What is the number of lines containing the string "script"? Answer with the number only.

BEGIN SOURCE RECORDS

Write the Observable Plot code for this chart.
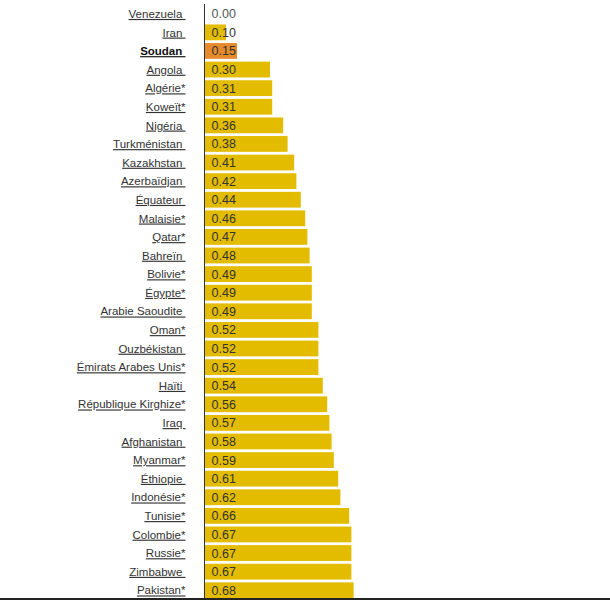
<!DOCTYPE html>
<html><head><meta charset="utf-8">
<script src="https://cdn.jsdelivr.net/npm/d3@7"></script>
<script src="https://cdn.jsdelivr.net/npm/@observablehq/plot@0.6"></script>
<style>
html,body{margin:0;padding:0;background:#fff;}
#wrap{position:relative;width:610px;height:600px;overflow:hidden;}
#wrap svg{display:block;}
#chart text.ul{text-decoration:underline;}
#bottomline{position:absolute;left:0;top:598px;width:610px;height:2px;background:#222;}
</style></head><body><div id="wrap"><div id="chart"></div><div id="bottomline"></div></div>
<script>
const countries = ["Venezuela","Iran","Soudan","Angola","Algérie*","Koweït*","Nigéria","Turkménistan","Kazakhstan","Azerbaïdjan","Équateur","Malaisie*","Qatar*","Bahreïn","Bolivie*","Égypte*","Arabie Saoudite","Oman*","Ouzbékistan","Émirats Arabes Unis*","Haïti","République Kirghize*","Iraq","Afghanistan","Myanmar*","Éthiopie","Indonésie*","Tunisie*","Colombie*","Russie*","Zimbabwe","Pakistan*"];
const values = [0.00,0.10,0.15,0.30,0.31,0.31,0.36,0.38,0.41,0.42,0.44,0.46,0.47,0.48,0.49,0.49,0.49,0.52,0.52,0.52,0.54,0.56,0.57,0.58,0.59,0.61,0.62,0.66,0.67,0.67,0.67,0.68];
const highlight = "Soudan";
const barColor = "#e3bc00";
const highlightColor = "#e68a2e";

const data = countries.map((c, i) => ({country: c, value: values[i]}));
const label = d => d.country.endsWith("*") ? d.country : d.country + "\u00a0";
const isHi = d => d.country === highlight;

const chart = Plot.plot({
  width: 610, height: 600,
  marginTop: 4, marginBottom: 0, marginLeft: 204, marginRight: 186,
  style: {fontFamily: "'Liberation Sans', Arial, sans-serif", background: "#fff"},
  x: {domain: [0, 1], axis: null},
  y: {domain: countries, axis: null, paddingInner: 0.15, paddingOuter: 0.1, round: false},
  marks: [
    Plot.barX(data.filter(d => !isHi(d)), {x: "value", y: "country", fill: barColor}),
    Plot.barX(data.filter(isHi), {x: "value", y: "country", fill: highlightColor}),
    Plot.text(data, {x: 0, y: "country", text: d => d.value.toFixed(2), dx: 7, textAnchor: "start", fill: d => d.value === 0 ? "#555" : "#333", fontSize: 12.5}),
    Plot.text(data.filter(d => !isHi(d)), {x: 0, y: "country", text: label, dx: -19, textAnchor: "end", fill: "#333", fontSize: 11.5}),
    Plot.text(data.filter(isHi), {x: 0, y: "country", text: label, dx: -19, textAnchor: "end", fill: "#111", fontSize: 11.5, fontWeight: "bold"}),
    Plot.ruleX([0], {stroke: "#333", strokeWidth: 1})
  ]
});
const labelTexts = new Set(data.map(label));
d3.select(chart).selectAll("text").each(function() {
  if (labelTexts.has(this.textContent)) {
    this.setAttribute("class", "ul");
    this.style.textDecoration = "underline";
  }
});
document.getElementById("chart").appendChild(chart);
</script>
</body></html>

END SOURCE RECORDS
BEGIN SOURCE RECORDS

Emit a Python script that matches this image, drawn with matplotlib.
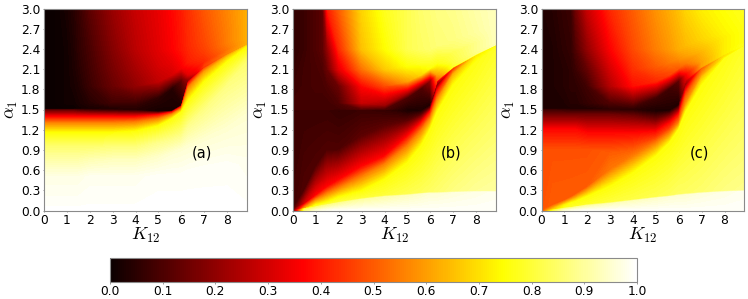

END SOURCE RECORDS

▶ _ANSWER FOR THE TASK_
5